Correcting misconceptions and shaping preferences about energy with reinforcement learning
Speaker: Stefano Palminteri, École Normale Supérieure Paris
2025/12/10 15:20-17:00
Location: Building S1|15 Room 133
Abstract:
Addressing the climate crisis requires citizens to make informed choices about sustainable energy policy, yet public debates are often shaped by inaccurate beliefs about the environmental and health impacts of different energy sources. Accurate knowledge of variables such as greenhouse gas emissions, mortality rates, and energy production is essential for rational decision-making, but these beliefs are frequently flawed and resistant to change. Here we investigate whether a brief, interactive, reinforcement-based intervention can correct such misconceptions and influence societal investment preferences.
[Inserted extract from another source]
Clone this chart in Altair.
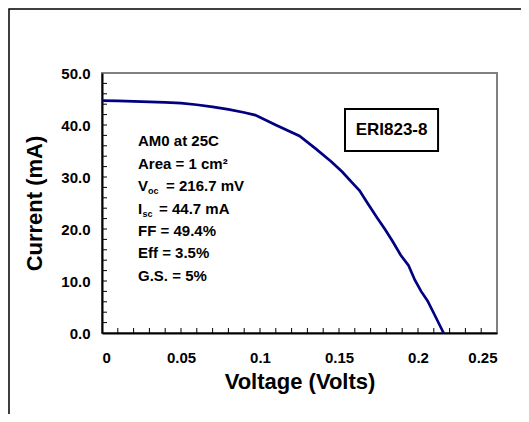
import altair as alt
import pandas as pd

# I-V curve data (Voltage in V, Current in mA)
voltage = [0.0, 0.01, 0.02, 0.03, 0.04, 0.05, 0.06, 0.07, 0.08, 0.09, 0.097,
           0.11, 0.125, 0.135, 0.145, 0.152, 0.158, 0.163, 0.168, 0.174, 0.179,
           0.184, 0.189, 0.194, 0.198, 0.202, 0.206, 0.210, 0.2162]
current = [44.7, 44.65, 44.55, 44.45, 44.35, 44.2, 43.9, 43.5, 43.0, 42.4, 41.9,
           40.0, 37.9, 35.5, 33.0, 31.0, 29.0, 27.4, 25.0, 22.2, 20.0,
           17.6, 15.0, 13.0, 10.2, 8.0, 6.2, 3.8, 0.0]

x_ticks = [0, 0.05, 0.1, 0.15, 0.2, 0.25]
y_ticks = [0, 10, 20, 30, 40, 50]
x_minor = [round(i * 0.01, 2) for i in range(1, 25)]
y_minor = [i * 2 for i in range(1, 25)]

# annotation text
ann_x = 0.0228
ann_lines = ["AM0 at 25C", "Area = 1 cm\u00b2", "V", "I", "FF = 49.4%", "Eff = 3.5%", "G.S. = 5%"]
ann_y = [36.9, 32.5, 28.3, 23.9, 19.6, 15.4, 11.0]
voc_rest = "= 216.7 mV"
isc_rest = "= 44.7 mA"
label_box = "ERI823-8"
box_x = [0.1538, 0.2127]
box_y = [35.0, 43.1]

FONT = "Liberation Sans"

xs = alt.Scale(domain=[0, 0.25], nice=False, zero=False)
ys = alt.Scale(domain=[0, 50], nice=False, zero=False)

curve_df = pd.DataFrame({"V": voltage, "I": current})

frame = alt.Chart(pd.DataFrame({"a": [0]})).mark_rect(
    fill=None, stroke="black", strokeWidth=1.5
).encode(x=alt.value(-93), x2=alt.value(450), y=alt.value(-64), y2=alt.value(400))

base_line = alt.Chart(curve_df).mark_line(color="#000080", strokeWidth=2.7).encode(
    x=alt.X("V:Q", scale=xs, axis=alt.Axis(
        values=x_ticks, format="~g", title="Voltage (Volts)", tickSize=0,
        labelPadding=17, titlePadding=6, grid=False)),
    y=alt.Y("I:Q", scale=ys, axis=alt.Axis(
        values=y_ticks, format=".1f", title="Current (mA)", tickSize=0,
        labelPadding=12, titlePadding=14, grid=False)),
)

xt = alt.Chart(pd.DataFrame({"t": x_minor})).mark_rule(color="black", strokeWidth=1).encode(
    x=alt.X("t:Q", scale=xs), y=alt.value(260), y2=alt.value(255))
yt = alt.Chart(pd.DataFrame({"t": y_minor})).mark_rule(color="black", strokeWidth=1).encode(
    y=alt.Y("t:Q", scale=ys), x=alt.value(0), x2=alt.value(5))

ann_df = pd.DataFrame({"x": [ann_x] * len(ann_lines), "y": ann_y, "t": ann_lines})
ann = alt.Chart(ann_df).mark_text(
    align="left", baseline="middle", font=FONT, fontWeight="bold", fontSize=15, color="black"
).encode(x=alt.X("x:Q", scale=xs), y=alt.Y("y:Q", scale=ys), text="t:N")

def piece(txt, yv, dx, dy=0, size=15):
    return alt.Chart(pd.DataFrame({"x": [ann_x], "y": [yv], "t": [txt]})).mark_text(
        align="left", baseline="middle", font=FONT, fontWeight="bold", fontSize=size,
        color="black", dx=dx, dy=dy
    ).encode(x=alt.X("x:Q", scale=xs), y=alt.Y("y:Q", scale=ys), text="t:N")

voc_sub = piece("oc", ann_y[2], 10, 5, 9)
voc_r = piece(voc_rest, ann_y[2], 28)
isc_sub = piece("sc", ann_y[3], 4.5, 5, 9)
isc_r = piece(isc_rest, ann_y[3], 21)

box = alt.Chart(pd.DataFrame({"x": [box_x[0]], "x2": [box_x[1]], "y": [box_y[0]], "y2": [box_y[1]]})).mark_rect(
    fill="white", stroke="black", strokeWidth=2
).encode(x=alt.X("x:Q", scale=xs), x2="x2:Q", y=alt.Y("y:Q", scale=ys), y2="y2:Q")
box_text = alt.Chart(pd.DataFrame({
    "x": [(box_x[0] + box_x[1]) / 2], "y": [(box_y[0] + box_y[1]) / 2], "t": [label_box]
})).mark_text(font=FONT, fontWeight="bold", fontSize=17, color="black", baseline="middle").encode(
    x=alt.X("x:Q", scale=xs), y=alt.Y("y:Q", scale=ys), text="t:N")

chart = alt.layer(frame, base_line, xt, yt, ann, voc_sub, voc_r, isc_sub, isc_r, box, box_text).properties(
    width=395, height=260,
    autosize=alt.AutoSizeParams(type="none"),
    padding={"left": 94, "top": 65, "right": 24, "bottom": 81},
).configure_view(
    stroke="#808080", strokeWidth=2
).configure_axis(
    domainColor="black", domainWidth=2,
    labelFont=FONT, labelFontWeight="bold", labelFontSize=15, labelColor="black",
    titleFont=FONT, titleFontWeight="bold", titleFontSize=22, titleColor="black",
)

chart.save("out.html", embed_options={"renderer": "svg", "actions": False})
Across seven countries (UK, US, France, Spain, Italy, Germany and Japan), we show that participants held systematic misbeliefs – for instance overestimating the emissions and underestimating the safety of nuclear power- but that our intervention corrected these beliefs accuracy across all features. Furthermore, correcting beliefs about CO₂ emissions and mortality rates led to shifts in preferences towards objectively cleaner and safer energy mixes, and these changes were consistent across countries. Follow-up assessments indicated that the effects of our intervention persisted for at least x weeks. These results demonstrate an actionable pathway from knowledge correction to preferences in the environmental domain, and suggest that short, reinforcement-based interventions could be a scalable tool for improving public decision-making in climate policy and other domains where misconceptions pollute the debate.